Other notable works published by New Beacon Books include: Edward Kamau Brathwaite, History of the Voice: The Development of Nation Language in the Anglophone Caribbean (1984); Jane and Louisa Will Soon Come Home (1980) and Myal (1988) by Erna Brodber; Martin Carter, Poems of Succession (1977); Lorna Goodison, I am Becoming my Mother (1986); Mervyn Morris, The Pond (1973) and Shadowboxing (1979); and Andrew Salkey, A Quality of Violence (1978).

The 50th anniversary of New Beacon was celebrated with a series of events held during the latter part of 2016,[9] including an International Poetry Night on 3 December internationally acclaimed poet and GPI Trustee Linton Kwesi Johnson at the British Library,[10] As she had explained at the start of the celebrations: "In 2017 New Beacon will be undertaking a reorganisation so its traditions and vision can continue into the future though not necessarily within the same structures."[9]

See also

References

Sources

  • Alleyne, Brian W. (2002). Radicals Against Race: Black Activism and Cultural Politics. Oxford: Berg. ISBN 1-85973-527-4.
  • Donnell, Alison, ed. (2002). "New Beacon Books". Companion to Contemporary Black British Culture.

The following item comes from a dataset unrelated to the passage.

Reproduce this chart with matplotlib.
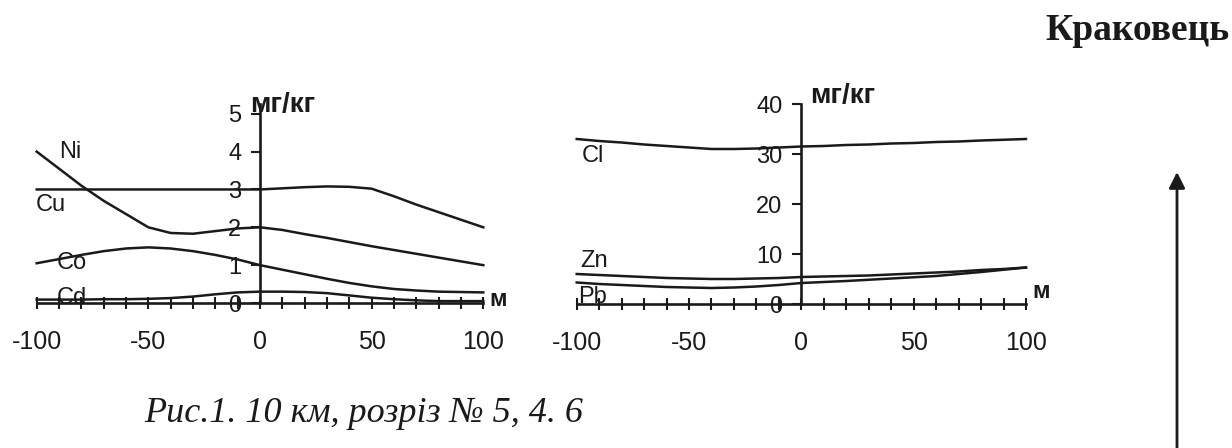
import numpy as np
import matplotlib
matplotlib.use("Agg")
import matplotlib.pyplot as plt
from matplotlib.ticker import FixedLocator, MultipleLocator

# distance along the profile, m
dist = [-100, -90, -80, -70, -60, -50, -40, -30, -20, -10, 0,
        10, 20, 30, 40, 50, 60, 70, 80, 90, 100]

# left panel, mg/kg
ni = [4.0, 3.55, 3.1, 2.7, 2.35, 2.0, 1.85, 1.83, 1.9, 1.97, 2.0,
      1.93, 1.82, 1.72, 1.61, 1.5, 1.4, 1.3, 1.2, 1.1, 1.0]
cu = [3.0, 3.0, 3.0, 3.0, 3.0, 3.0, 3.0, 3.0, 3.0, 3.0, 3.0,
      3.03, 3.06, 3.08, 3.07, 3.02, 2.82, 2.6, 2.4, 2.2, 2.0]
co = [1.05, 1.16, 1.27, 1.37, 1.44, 1.47, 1.44, 1.37, 1.27, 1.15, 1.0,
      0.88, 0.76, 0.64, 0.53, 0.44, 0.37, 0.33, 0.3, 0.29, 0.28]
cd = [0.09, 0.09, 0.09, 0.1, 0.1, 0.11, 0.13, 0.17, 0.23, 0.28, 0.3,
      0.3, 0.29, 0.26, 0.2, 0.14, 0.1, 0.07, 0.05, 0.05, 0.05]

# right panel, mg/kg
cl = [33.0, 32.6, 32.3, 31.9, 31.6, 31.3, 31.0, 31.0, 31.1, 31.3, 31.5,
      31.6, 31.8, 31.9, 32.1, 32.2, 32.4, 32.5, 32.7, 32.85, 33.0]
zn = [6.0, 5.8, 5.6, 5.4, 5.2, 5.1, 5.0, 5.0, 5.1, 5.2, 5.4,
      5.5, 5.6, 5.7, 5.9, 6.1, 6.3, 6.5, 6.8, 7.0, 7.3]
pb = [4.3, 4.0, 3.8, 3.6, 3.4, 3.3, 3.2, 3.3, 3.5, 3.8, 4.2,
      4.4, 4.6, 4.85, 5.1, 5.35, 5.6, 6.0, 6.4, 6.85, 7.3]

xticks_lab = [-100, -50, 0, 50, 100]
left_yticks = [0, 1, 2, 3, 4, 5]
right_yticks = [0, 10, 20, 30, 40]

ink = "#1a1a1a"
W, H = 1232, 448
plt.rcParams["font.family"] = ["Liberation Sans", "DejaVu Sans"]
plt.rcParams["axes.unicode_minus"] = False


def px_axes(fig, x0, x1, ytop, ybot):
    return fig.add_axes([x0 / W, 1 - ybot / H, (x1 - x0) / W, (ybot - ytop) / H])


def style(ax, yticks, ymax):
    ax.set_xlim(-100, 100)
    ax.set_ylim(0, ymax)
    ax.patch.set_alpha(0)
    for s in ["top", "right"]:
        ax.spines[s].set_visible(False)
    ax.spines["left"].set_position(("data", 0))
    ax.spines["left"].set_bounds(0, ymax)
    for s in ["left", "bottom"]:
        ax.spines[s].set_linewidth(1.9)
        ax.spines[s].set_color(ink)
    ax.xaxis.set_major_locator(FixedLocator(xticks_lab))
    ax.xaxis.set_minor_locator(MultipleLocator(10))
    ax.tick_params(axis="x", which="both", direction="inout", length=9,
                   width=1.5, color=ink, labelsize=18, pad=15, labelcolor=ink)
    ax.set_yticks(yticks)
    ax.tick_params(axis="y", direction="out", length=6.5, width=1.5,
                   color=ink, labelsize=17, pad=7, labelcolor=ink)


fig = plt.figure(figsize=(W / 100, H / 100), dpi=100)

# left panel
ax1 = px_axes(fig, 36.7, 483.3, 104.3, 303)
style(ax1, left_yticks, 5.25)
for vals in [ni, cu, co, cd]:
    ax1.plot(dist, vals, color=ink, lw=1.8, clip_on=False)
for name, x, y in [("Ni", -90, 3.99), ("Cu", -100.3, 2.59),
                   ("Co", -90.9, 1.06), ("Cd", -90.9, 0.13)]:
    ax1.text(x, y, name, fontsize=17, color=ink, ha="left", va="center")
ax1.text(-4.5, 5.23, "мг/кг", fontsize=20, fontweight="bold", color=ink,
         ha="left", va="center")
ax1.text(102.6, 0.1, "м", fontsize=17, fontweight="bold", color=ink,
         ha="left", va="center")

# right panel
ax2 = px_axes(fig, 576.7, 1026, 104, 304)
style(ax2, right_yticks, 40)
for vals in [cl, zn, pb]:
    ax2.plot(dist, vals, color=ink, lw=1.8, clip_on=False)
for name, x, y in [("Cl", -97.6, 29.6), ("Zn", -98.5, 8.6), ("Pb", -99.4, 1.4)]:
    ax2.text(x, y, name, fontsize=17, color=ink, ha="left", va="center")
ax2.text(3.9, 41.6, "мг/кг", fontsize=20, fontweight="bold", color=ink,
         ha="left", va="center")
ax2.text(103, 2.6, "м", fontsize=17, fontweight="bold", color=ink,
         ha="left", va="center")

# title, caption, arrow
fig.text(1230 / W, 1 - 31 / H, "Краковець", family="Liberation Serif",
         fontweight="bold", fontsize=27, color=ink, ha="right", va="center")
fig.text(364 / W, 1 - 413 / H, "Рис.1. 10 км, розріз № 5, 4. 6",
         family="Liberation Serif", style="italic", fontsize=26, color=ink,
         ha="center", va="center")
ax2.annotate("", xy=(1177, H - 172), xytext=(1177, -5),
             xycoords="figure pixels", textcoords="figure pixels",
             arrowprops=dict(arrowstyle="-|>", lw=2, color=ink,
                             mutation_scale=24, shrinkA=0, shrinkB=0),
             annotation_clip=False)

fig.savefig("out.png", dpi=100, facecolor="white")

London: Routledge. pp. 299–300. ISBN 0-415-16989-5.
  • Johnson, Linton Kwesi (4 March 2006). "Obituary: John La Rose". The Guardian. p. 39. Retrieved 29 June 2012.
  • Phillips, Caryl (2011). "John La Rose". Colour Me English. London: Random House. ISBN 9781409028925.
  • Sankar, Celia (September–October 1996). "A Caribbean publisher's radical beacon". Americas (English ed.). 48. ISSN 0379-0940.
  • Walmsley, Anne (1992). The Caribbean Artists Movement, 1966–1972: A Literary and Cultural History. London: New Beacon Books. ISBN 9781873201015.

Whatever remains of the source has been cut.